This article originally appeared on EdTech Digest and is a guest column by Martha Barwick – https://edtechdigest.wordpress.com/2016/08/29/a-district-wide-endeavor/
”Like many school districts around the nation, we are being asked to do more with less these days. Though school budgets are tighter than ever and human resources are sometimes spread thin, we’re required to continually improve student performance, follow dozens of different standards, and support a more personalized, customized learning experience across all grade levels.
Achieving that balance in this evolving environment is even more difficult when we have to deal with myriad disparate teaching systems like intranets, an LMS, and document-sharing tools, all of which require multiple different logins. That situation leads to a lack of consistent vision, high teacher turnover, and letter grades that don’t provide students with enough feedback or motivation to improve.
We couldn’t simply take our existing, static curriculum—which was housed in a binder at the time—and load it into our LMS and think everything would be fine.
Since 2010 our district — Harford County Public Schools (HCPS) in Maryland — has been transforming its curriculum and instructional practices. Among its new practices are the adoptions of the Common Core standards (which then became the Maryland College and Career-Ready Standards), a multi-phase “Bring Your Own Technology” (BYOT) initiative, and moving to a more digitalized curriculum. However, we couldn’t simply take our existing, static curriculum—which was housed in a binder at the time—and load it into our LMS and think everything would be fine. And because we use a Bring Your Own Technology (BYOT) approach for grades 6-12, we also needed a more efficient way to manage learning content across multiple devices.

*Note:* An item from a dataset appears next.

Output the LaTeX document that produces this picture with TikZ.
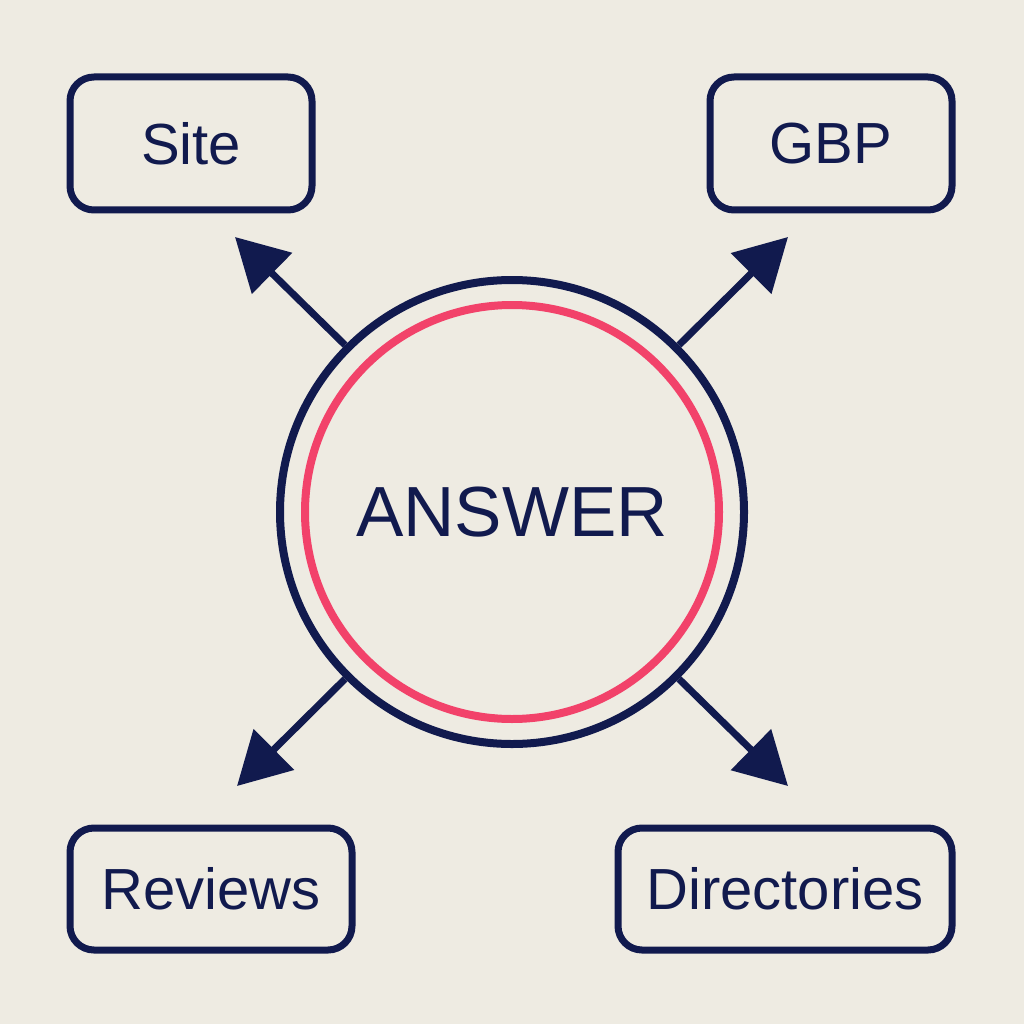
\documentclass[tikz,border=0pt]{standalone}
\usepackage{fontspec}
\setmainfont{Liberation Sans}
\usetikzlibrary{arrows.meta}
\definecolor{bg}{HTML}{EEEBE2}
\definecolor{navy}{HTML}{111A4E}
\definecolor{pinkc}{HTML}{F2426A}
\begin{document}
\begin{tikzpicture}[x=1pt,y=-1pt,
 box/.style={draw=navy,line width=7pt,rounded corners=24pt,text=navy,font=\fontsize{58}{70}\selectfont,inner sep=0pt},
 arr/.style={draw=navy,line width=7pt,-{Triangle[length=52pt,width=56pt]}}]
\fill[bg] (0,0) rectangle (1024,1024);
\useasboundingbox (0,0) rectangle (1024,1024);
\node[box,minimum width=242pt,minimum height=133pt] (site) at (191,143.5) {Site};
\node[box,minimum width=242pt,minimum height=133pt] (gbp) at (831,143.5) {GBP};
\node[box,minimum width=282pt,minimum height=122pt] (rev) at (211,889) {Reviews};
\node[box,minimum width=334pt,minimum height=122pt] (dir) at (785,889) {Directories};
\node[circle,draw=navy,line width=8pt,minimum size=464pt,inner sep=0pt] (ans) at (512,512) {};
\node[circle,draw=pinkc,line width=8pt,minimum size=414pt,inner sep=0pt,text=navy,font=\fontsize{71}{85}\selectfont] (inner) at (512,512) {ANSWER};
\coordinate (t1) at (235,237);
\coordinate (t2) at (788,237);
\coordinate (t3) at (237,786);
\coordinate (t4) at (788,786);
\draw[arr] (ans.135) -- (t1);
\draw[arr] (ans.45) -- (t2);
\draw[arr] (ans.225) -- (t3);
\draw[arr] (ans.315) -- (t4);
\end{tikzpicture}
\end{document}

So what follows are a few of the lessons we learned during our transition:
- Work with your professional learning community (PLC) to define a consistent approach to digital or blended learning and find research and/or professional development on best practices in your specific content area.

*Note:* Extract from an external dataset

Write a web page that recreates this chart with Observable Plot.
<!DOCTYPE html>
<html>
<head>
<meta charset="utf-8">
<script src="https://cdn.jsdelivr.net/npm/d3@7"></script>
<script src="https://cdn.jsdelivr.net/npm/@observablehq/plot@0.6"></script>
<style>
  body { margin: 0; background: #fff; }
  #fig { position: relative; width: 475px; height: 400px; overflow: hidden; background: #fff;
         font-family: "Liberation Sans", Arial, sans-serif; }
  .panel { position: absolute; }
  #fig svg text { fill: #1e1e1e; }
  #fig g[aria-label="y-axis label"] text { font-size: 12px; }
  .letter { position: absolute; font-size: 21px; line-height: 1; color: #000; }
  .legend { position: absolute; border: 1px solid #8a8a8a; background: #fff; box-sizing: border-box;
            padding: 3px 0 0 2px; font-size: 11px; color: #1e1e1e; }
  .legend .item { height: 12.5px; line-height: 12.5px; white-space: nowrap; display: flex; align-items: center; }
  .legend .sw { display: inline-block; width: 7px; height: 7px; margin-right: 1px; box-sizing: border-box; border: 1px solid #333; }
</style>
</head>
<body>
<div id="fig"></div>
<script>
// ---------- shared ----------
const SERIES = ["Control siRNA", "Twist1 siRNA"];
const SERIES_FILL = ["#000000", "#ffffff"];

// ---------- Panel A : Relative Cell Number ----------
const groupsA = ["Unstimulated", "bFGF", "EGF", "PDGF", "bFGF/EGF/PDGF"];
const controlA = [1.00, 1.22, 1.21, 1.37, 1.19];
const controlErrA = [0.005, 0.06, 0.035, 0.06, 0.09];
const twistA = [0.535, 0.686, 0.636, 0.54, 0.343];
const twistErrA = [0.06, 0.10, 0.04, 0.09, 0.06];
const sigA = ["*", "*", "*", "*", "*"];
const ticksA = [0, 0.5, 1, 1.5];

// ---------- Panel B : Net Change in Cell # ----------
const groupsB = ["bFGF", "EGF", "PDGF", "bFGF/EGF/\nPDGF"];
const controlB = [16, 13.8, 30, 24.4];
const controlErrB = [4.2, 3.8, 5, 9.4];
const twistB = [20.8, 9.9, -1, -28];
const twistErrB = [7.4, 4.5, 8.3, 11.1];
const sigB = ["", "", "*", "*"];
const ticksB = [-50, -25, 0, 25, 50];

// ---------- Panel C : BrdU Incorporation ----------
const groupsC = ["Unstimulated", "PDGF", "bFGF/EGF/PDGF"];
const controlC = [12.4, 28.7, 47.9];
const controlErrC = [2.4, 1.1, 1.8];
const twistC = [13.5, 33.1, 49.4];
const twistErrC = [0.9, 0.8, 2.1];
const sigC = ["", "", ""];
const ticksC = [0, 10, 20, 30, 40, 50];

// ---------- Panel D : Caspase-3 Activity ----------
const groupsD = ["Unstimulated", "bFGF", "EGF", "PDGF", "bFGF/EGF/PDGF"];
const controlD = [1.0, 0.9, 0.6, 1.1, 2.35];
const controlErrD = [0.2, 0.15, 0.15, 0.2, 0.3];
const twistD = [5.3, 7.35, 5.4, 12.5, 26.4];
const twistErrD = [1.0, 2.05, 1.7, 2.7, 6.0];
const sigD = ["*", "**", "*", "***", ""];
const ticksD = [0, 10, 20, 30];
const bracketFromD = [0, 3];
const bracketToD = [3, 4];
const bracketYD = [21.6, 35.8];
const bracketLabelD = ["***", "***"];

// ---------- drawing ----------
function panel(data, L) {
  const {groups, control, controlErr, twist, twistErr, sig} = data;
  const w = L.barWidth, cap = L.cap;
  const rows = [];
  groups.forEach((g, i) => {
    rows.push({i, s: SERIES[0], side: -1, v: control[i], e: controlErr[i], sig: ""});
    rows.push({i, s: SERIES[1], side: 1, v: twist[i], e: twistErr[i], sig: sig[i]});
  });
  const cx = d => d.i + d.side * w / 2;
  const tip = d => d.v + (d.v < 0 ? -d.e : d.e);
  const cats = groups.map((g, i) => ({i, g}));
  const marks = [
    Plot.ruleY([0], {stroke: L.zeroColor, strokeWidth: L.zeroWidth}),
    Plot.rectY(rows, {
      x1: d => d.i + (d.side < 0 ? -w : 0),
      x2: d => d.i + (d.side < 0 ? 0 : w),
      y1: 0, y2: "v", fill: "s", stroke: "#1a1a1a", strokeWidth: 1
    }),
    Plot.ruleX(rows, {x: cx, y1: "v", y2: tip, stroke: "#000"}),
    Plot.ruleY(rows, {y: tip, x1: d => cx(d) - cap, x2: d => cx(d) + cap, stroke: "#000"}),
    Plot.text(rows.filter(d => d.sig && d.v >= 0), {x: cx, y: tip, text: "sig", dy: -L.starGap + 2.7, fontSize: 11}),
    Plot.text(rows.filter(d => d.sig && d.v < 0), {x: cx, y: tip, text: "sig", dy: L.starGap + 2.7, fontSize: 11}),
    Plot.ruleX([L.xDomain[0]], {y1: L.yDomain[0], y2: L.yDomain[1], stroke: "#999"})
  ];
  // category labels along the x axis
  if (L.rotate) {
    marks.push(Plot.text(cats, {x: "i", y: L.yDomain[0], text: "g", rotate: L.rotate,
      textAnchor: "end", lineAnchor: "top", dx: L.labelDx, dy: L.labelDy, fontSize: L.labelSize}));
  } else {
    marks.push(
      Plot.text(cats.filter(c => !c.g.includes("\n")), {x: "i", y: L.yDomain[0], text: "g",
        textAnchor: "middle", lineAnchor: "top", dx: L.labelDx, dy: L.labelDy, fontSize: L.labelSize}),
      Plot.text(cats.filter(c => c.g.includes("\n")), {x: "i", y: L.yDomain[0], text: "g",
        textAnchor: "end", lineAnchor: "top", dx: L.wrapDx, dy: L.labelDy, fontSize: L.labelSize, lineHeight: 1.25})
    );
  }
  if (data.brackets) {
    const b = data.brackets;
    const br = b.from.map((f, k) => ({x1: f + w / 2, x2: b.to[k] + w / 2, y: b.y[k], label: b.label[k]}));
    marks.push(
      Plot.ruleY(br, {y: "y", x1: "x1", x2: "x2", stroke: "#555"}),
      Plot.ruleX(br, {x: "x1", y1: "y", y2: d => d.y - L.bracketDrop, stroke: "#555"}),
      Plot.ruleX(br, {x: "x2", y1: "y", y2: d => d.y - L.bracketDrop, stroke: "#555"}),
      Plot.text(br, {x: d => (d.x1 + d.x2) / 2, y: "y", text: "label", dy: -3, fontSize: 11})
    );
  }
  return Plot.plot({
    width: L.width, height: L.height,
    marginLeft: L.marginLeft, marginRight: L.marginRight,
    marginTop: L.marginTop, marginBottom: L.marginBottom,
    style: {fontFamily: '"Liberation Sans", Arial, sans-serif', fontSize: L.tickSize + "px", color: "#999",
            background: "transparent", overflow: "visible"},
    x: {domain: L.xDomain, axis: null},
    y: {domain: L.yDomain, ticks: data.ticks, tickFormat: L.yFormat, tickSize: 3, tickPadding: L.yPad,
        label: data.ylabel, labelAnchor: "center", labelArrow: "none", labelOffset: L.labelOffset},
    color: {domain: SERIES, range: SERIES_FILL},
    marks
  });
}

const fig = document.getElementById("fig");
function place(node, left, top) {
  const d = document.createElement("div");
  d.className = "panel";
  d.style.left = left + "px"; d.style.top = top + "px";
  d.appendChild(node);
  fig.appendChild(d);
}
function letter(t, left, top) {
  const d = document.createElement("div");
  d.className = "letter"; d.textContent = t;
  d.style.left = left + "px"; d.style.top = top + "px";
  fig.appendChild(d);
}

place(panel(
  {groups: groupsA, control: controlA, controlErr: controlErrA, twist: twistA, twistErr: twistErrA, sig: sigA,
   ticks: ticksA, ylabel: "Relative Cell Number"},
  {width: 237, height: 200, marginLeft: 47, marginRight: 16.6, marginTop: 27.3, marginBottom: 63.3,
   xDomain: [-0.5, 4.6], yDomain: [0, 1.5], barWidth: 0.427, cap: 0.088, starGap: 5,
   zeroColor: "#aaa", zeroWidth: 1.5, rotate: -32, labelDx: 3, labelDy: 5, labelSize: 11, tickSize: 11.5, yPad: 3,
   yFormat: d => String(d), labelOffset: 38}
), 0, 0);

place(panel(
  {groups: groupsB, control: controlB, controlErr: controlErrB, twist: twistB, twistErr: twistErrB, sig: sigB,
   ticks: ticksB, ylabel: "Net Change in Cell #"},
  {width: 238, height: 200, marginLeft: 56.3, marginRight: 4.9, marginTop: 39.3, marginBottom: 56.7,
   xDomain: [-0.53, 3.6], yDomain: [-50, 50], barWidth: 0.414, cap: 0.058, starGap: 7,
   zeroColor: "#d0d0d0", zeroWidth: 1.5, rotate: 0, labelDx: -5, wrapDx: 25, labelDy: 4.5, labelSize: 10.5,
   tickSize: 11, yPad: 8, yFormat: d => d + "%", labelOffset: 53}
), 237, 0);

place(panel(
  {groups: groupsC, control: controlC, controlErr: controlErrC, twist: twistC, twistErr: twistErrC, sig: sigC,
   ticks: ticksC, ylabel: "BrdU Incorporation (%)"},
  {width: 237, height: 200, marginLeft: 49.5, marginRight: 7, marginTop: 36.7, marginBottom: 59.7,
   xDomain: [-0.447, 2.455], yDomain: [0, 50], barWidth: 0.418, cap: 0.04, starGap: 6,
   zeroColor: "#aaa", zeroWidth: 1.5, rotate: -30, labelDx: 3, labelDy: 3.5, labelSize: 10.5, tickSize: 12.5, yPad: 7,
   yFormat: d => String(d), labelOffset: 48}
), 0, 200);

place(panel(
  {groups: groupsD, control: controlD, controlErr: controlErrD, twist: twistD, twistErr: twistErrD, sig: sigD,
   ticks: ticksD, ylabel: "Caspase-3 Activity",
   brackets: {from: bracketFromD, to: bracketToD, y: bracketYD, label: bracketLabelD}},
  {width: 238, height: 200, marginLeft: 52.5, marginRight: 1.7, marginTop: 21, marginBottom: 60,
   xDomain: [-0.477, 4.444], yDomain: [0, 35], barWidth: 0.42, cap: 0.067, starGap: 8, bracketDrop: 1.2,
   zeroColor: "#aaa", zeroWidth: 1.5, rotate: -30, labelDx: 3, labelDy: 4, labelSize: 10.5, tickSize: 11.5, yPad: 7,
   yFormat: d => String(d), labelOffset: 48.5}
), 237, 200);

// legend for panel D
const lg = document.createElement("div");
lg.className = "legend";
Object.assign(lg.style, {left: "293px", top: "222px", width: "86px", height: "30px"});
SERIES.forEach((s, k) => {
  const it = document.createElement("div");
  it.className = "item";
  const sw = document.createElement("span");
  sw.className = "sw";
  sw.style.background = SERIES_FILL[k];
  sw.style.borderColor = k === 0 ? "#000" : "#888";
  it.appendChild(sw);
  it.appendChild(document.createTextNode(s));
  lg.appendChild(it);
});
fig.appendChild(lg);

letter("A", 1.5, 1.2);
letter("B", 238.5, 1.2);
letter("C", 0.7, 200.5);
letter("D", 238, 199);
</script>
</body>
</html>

- In order to ensure a consistent approach, create a basic course template based on the best practices you and your PLC are targeting. While it should serve as a model, the template should also allow some autonomy for you to use what’s most applicable to your students while meeting relevant standards.
- If possible, form curriculum-writing teams to create the templates. Use the best practice training to evaluate which of your existing resources are suitable for a digital curriculum and to transition those resources from a paper/pencil activity when appropriate.
Efforts like these are best as a district-wide endeavor; that way, you and your cohorts can obtain a high level of support and technological integration. Granted, teachers can find several platforms that let them deliver courses and have students engage in collaboration and discussions. But streamlining work processes and allowing educators to share resources with their colleagues all in one place, with a single sign-on is a big part of the picture.
Our district selected a digital platform called itslearning. The LMS platform offers a built-in planner that allows us to easily convert curriculum maps and unlike some other curriculum mapping tools, the planner allows teachers to then extend this instruction to their students – becoming a great tool for both large and small group instruction. Best of all, plans can then be shared across a school or district so you don’t have to reinvent the wheel from one teacher to the next or from year to year.
Additionally, the platform’s library allows districts to create or curate content, discover and use open education resources (OER) or even load IMS Common Cartridges from publishers all in one unified user experience. And the company’s recent partnership with Gooru will bring millions more OER resources directly into the LMS library.
If you’re thinking about advocating for a district-wide platform, some key technological features are listed below. If you’re thinking of figuring out a way to combine different tools to approximate the effects I’ve talking about, that’s a much harder task, but this list will help you weigh your options:
- A customizable planner to help you align the curriculum to student learning objectives and/or district, state or national standards.
- A comprehensive standards-based repository of learning objects (you can develop or purchase this).
- An ability to embed external content such as YouTube videos and vendor content as well as to integrate web-based tools such as Prezi and Office 365.
- An ability to create reports and analyze data; the platform should also enable you to use subjective feedback models such as student blogs, discussion boards, surveys, and polls.
- An auto update for content so that when you tweak the curriculum during the school year, the system reflects those changes immediately, with a minimum of effort.
As our transition has evolved, we now find ourselves with a curriculum management system that allows teachers to access curriculum and learning units via a built-in learning sequence. And because students can also access the content, we’re no longer using multiple platforms.
This same LMS platform saves our instructors time and allows them to focus on more important tasks—like teaching their classes instead of searching for and/or creating digital content to support curriculum. We’ve created strong links between curriculum, assessment, and standards and connected learning to our pupils’ personal goals, aspirations, and interests.”